Indeed, the Republican Party favors a more bottom-up form of government, as opposed to the top-down government favored by the Left. Instead of reducing the Republican position, let’s have an argument on the value of a “bottom-up” form of government to a “top-down” form of government.
Thanks for reading my post and for your thoughtful response. I look forward to reading your post.
I do think we fundamentally agree on the principles. I would much rather hear (or read) a solid debate on issues and policies than talking points any day. Sadly, I think many people are so overwhelmed with information that they can’t absorb much more than talking points. In other cases, I think they simply don’t want to hear the truth from “the other side” or even dig deeply into what their own preferred party believes.
I would love to see everyone engaging in more well-thought-out, meaningful — and civilized — debate. But sometimes, especially on Twitter or when conversing with someone who will only speak in talking points, you have to make your point succinctly.

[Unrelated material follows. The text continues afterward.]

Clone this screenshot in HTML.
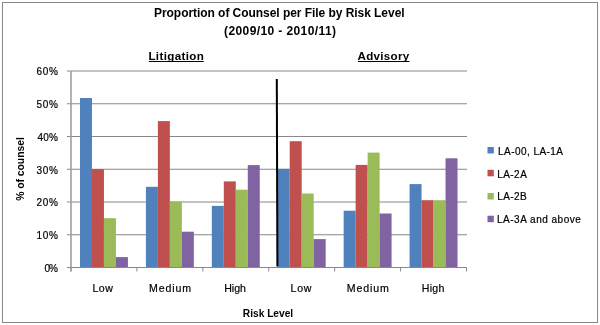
<!DOCTYPE html>
<html><head><meta charset="utf-8"><style>
html,body{margin:0;padding:0;background:#fff;width:600px;height:325px;overflow:hidden}
svg{display:block;font-family:"Liberation Sans", sans-serif;will-change:transform}
text{fill:#000}
text.r{stroke:#000;stroke-width:0.2px}
</style></head><body>
<svg width="600" height="325" viewBox="0 0 600 325">
<rect x="2.5" y="2.5" width="595" height="320" fill="#fff" stroke="#878787" stroke-width="1"/>
<line x1="67.0" y1="234.75" x2="467.0" y2="234.75" stroke="#888" stroke-width="1"/>
<line x1="67.0" y1="202.00" x2="467.0" y2="202.00" stroke="#888" stroke-width="1"/>
<line x1="67.0" y1="169.25" x2="467.0" y2="169.25" stroke="#888" stroke-width="1"/>
<line x1="67.0" y1="136.50" x2="467.0" y2="136.50" stroke="#888" stroke-width="1"/>
<line x1="67.0" y1="103.75" x2="467.0" y2="103.75" stroke="#888" stroke-width="1"/>
<line x1="67.0" y1="71.00" x2="467.0" y2="71.00" stroke="#888" stroke-width="1"/>
<rect x="79.99" y="98.00" width="11.98" height="169.50" fill="#4F81BD"/>
<rect x="91.97" y="169.10" width="11.98" height="98.40" fill="#C0504D"/>
<rect x="103.96" y="218.20" width="11.98" height="49.30" fill="#9BBB59"/>
<rect x="115.94" y="257.10" width="11.98" height="10.40" fill="#8064A2"/>
<rect x="145.91" y="186.80" width="11.98" height="80.70" fill="#4F81BD"/>
<rect x="157.89" y="121.10" width="11.98" height="146.40" fill="#C0504D"/>
<rect x="169.88" y="201.60" width="11.98" height="65.90" fill="#9BBB59"/>
<rect x="181.86" y="231.70" width="11.98" height="35.80" fill="#8064A2"/>
<rect x="211.82" y="205.90" width="11.98" height="61.60" fill="#4F81BD"/>
<rect x="223.81" y="181.40" width="11.98" height="86.10" fill="#C0504D"/>
<rect x="235.79" y="189.70" width="11.98" height="77.80" fill="#9BBB59"/>
<rect x="247.78" y="165.10" width="11.98" height="102.40" fill="#8064A2"/>
<rect x="277.74" y="168.90" width="11.98" height="98.60" fill="#4F81BD"/>
<rect x="289.72" y="141.20" width="11.98" height="126.30" fill="#C0504D"/>
<rect x="301.71" y="193.50" width="11.98" height="74.00" fill="#9BBB59"/>
<rect x="313.69" y="239.10" width="11.98" height="28.40" fill="#8064A2"/>
<rect x="343.66" y="210.70" width="11.98" height="56.80" fill="#4F81BD"/>
<rect x="355.64" y="164.90" width="11.98" height="102.60" fill="#C0504D"/>
<rect x="367.63" y="152.60" width="11.98" height="114.90" fill="#9BBB59"/>
<rect x="379.61" y="213.50" width="11.98" height="54.00" fill="#8064A2"/>
<rect x="409.57" y="184.10" width="11.98" height="83.40" fill="#4F81BD"/>
<rect x="421.56" y="200.20" width="11.98" height="67.30" fill="#C0504D"/>
<rect x="433.54" y="200.20" width="11.98" height="67.30" fill="#9BBB59"/>
<rect x="445.53" y="158.30" width="11.98" height="109.20" fill="#8064A2"/>
<line x1="71.0" y1="267.5" x2="467.0" y2="267.5" stroke="#888" stroke-width="1"/>
<line x1="71.00" y1="267.5" x2="71.00" y2="271.5" stroke="#888" stroke-width="1"/>
<line x1="136.92" y1="267.5" x2="136.92" y2="271.5" stroke="#888" stroke-width="1"/>
<line x1="202.83" y1="267.5" x2="202.83" y2="271.5" stroke="#888" stroke-width="1"/>
<line x1="268.75" y1="267.5" x2="268.75" y2="271.5" stroke="#888" stroke-width="1"/>
<line x1="334.67" y1="267.5" x2="334.67" y2="271.5" stroke="#888" stroke-width="1"/>
<line x1="400.58" y1="267.5" x2="400.58" y2="271.5" stroke="#888" stroke-width="1"/>
<line x1="466.50" y1="267.5" x2="466.50" y2="271.5" stroke="#888" stroke-width="1"/>
<line x1="71.0" y1="71.0" x2="71.0" y2="271.5" stroke="#a0a0a0" stroke-width="1.6"/>
<line x1="67.0" y1="267.5" x2="71.0" y2="267.5" stroke="#888" stroke-width="1"/>
<line x1="276.8" y1="79" x2="277.4" y2="266.5" stroke="#000" stroke-width="2"/>
<text id="title1" x="154.00" y="16.90" font-size="12" font-weight="bold" textLength="250.60" lengthAdjust="spacing">Proportion of Counsel per File by Risk Level</text>
<text id="title2" x="224.00" y="34.50" font-size="12" font-weight="bold" textLength="112.00" lengthAdjust="spacing">(2009/10 - 2010/11)</text>
<text id="litig" x="148.40" y="59.80" font-size="11.6" font-weight="bold" textLength="55.40" lengthAdjust="spacing">Litigation</text>
<text id="advis" x="357.60" y="59.60" font-size="11.6" font-weight="bold" textLength="51.60" lengthAdjust="spacing">Advisory</text>
<text id="y0" class="r" x="44.60" y="272.10" font-size="10" font-weight="normal" textLength="13.40" lengthAdjust="spacing">0%</text>
<text id="y1" class="r" x="36.60" y="239.35" font-size="10" font-weight="normal" textLength="21.40" lengthAdjust="spacing">10%</text>
<text id="y2" class="r" x="36.60" y="205.60" font-size="10" font-weight="normal" textLength="21.40" lengthAdjust="spacing">20%</text>
<text id="y3" class="r" x="36.60" y="173.85" font-size="10" font-weight="normal" textLength="21.40" lengthAdjust="spacing">30%</text>
<text id="y4" class="r" x="37.60" y="141.10" font-size="10" font-weight="normal" textLength="20.40" lengthAdjust="spacing">40%</text>
<text id="y5" class="r" x="36.60" y="108.35" font-size="10" font-weight="normal" textLength="21.40" lengthAdjust="spacing">50%</text>
<text id="y6" class="r" x="36.60" y="74.60" font-size="10" font-weight="normal" textLength="21.40" lengthAdjust="spacing">60%</text>
<text id="c0" class="r" x="92.60" y="291.60" font-size="10.6" font-weight="normal" textLength="20.20" lengthAdjust="spacing">Low</text>
<text id="c1" class="r" x="149.00" y="291.60" font-size="10.6" font-weight="normal" textLength="42.00" lengthAdjust="spacing">Medium</text>
<text id="c2" class="r" x="224.20" y="291.60" font-size="10.6" font-weight="normal" textLength="21.80" lengthAdjust="spacing">High</text>
<text id="c3" class="r" x="290.60" y="291.60" font-size="10.6" font-weight="normal" textLength="20.80" lengthAdjust="spacing">Low</text>
<text id="c4" class="r" x="346.80" y="291.60" font-size="10.6" font-weight="normal" textLength="42.00" lengthAdjust="spacing">Medium</text>
<text id="c5" class="r" x="421.80" y="291.60" font-size="10.6" font-weight="normal" textLength="22.60" lengthAdjust="spacing">High</text>
<text id="risk" x="242.80" y="317.30" font-size="10.2" font-weight="bold" textLength="50.40" lengthAdjust="spacing">Risk Level</text>
<text id="l0" class="r" x="498.00" y="155.30" font-size="10" font-weight="normal" textLength="65.00" lengthAdjust="spacing">LA-00, LA-1A</text>
<text id="l1" class="r" x="497.20" y="178.00" font-size="10" font-weight="normal" textLength="29.60" lengthAdjust="spacing">LA-2A</text>
<text id="l2" class="r" x="497.20" y="199.90" font-size="10" font-weight="normal" textLength="29.40" lengthAdjust="spacing">LA-2B</text>
<text id="l3" class="r" x="497.00" y="222.70" font-size="10" font-weight="normal" textLength="83.80" lengthAdjust="spacing">LA-3A and above</text>
<rect x="148.9" y="61" width="54.8" height="1" fill="#000"/>
<rect x="357.9" y="61" width="51.6" height="1" fill="#000"/>
<text id="ylab" transform="translate(24,200.80) rotate(-90)" font-size="10.6" font-weight="bold" textLength="63.60" lengthAdjust="spacingAndGlyphs">% of counsel</text>
<rect x="487.5" y="147" width="6.3" height="6.5" fill="#4F81BD"/>
<rect x="487.5" y="169.8" width="6.3" height="6.5" fill="#C0504D"/>
<rect x="487.5" y="193" width="6.3" height="6.5" fill="#9BBB59"/>
<rect x="487.5" y="215.7" width="6.3" height="6.5" fill="#8064A2"/>
</svg>
</body></html>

You are correct (as far as I know) that Mitt Romney never said exactly the words “we need fewer teachers…” etc. — but he’s certainly given the public reason to feel he thinks that way. He was strong in his disagreement with the President’s proposal to add more of these jobs in the public sector as part of a strategy to create more jobs and stimulate the economy. And Romney’s education policy would, in fact, cut back on teachers (here’s a link to an overview with a link to the policy paper)
But, yes, what we’re discussing here goes beyond simply the specifics of teachers, firefighters and cops. It’s about a bigger difference in a philosophy of governing that certainly bears discussion at all levels, from individual citizens to the highest levels of government.
I highly value the opportunity to exchange ideas like these in an intelligent, polite debate. Thank you for that — and for sharing some thoughts from a perspective that’s different from mine while demonstrating that there’s always common ground to find.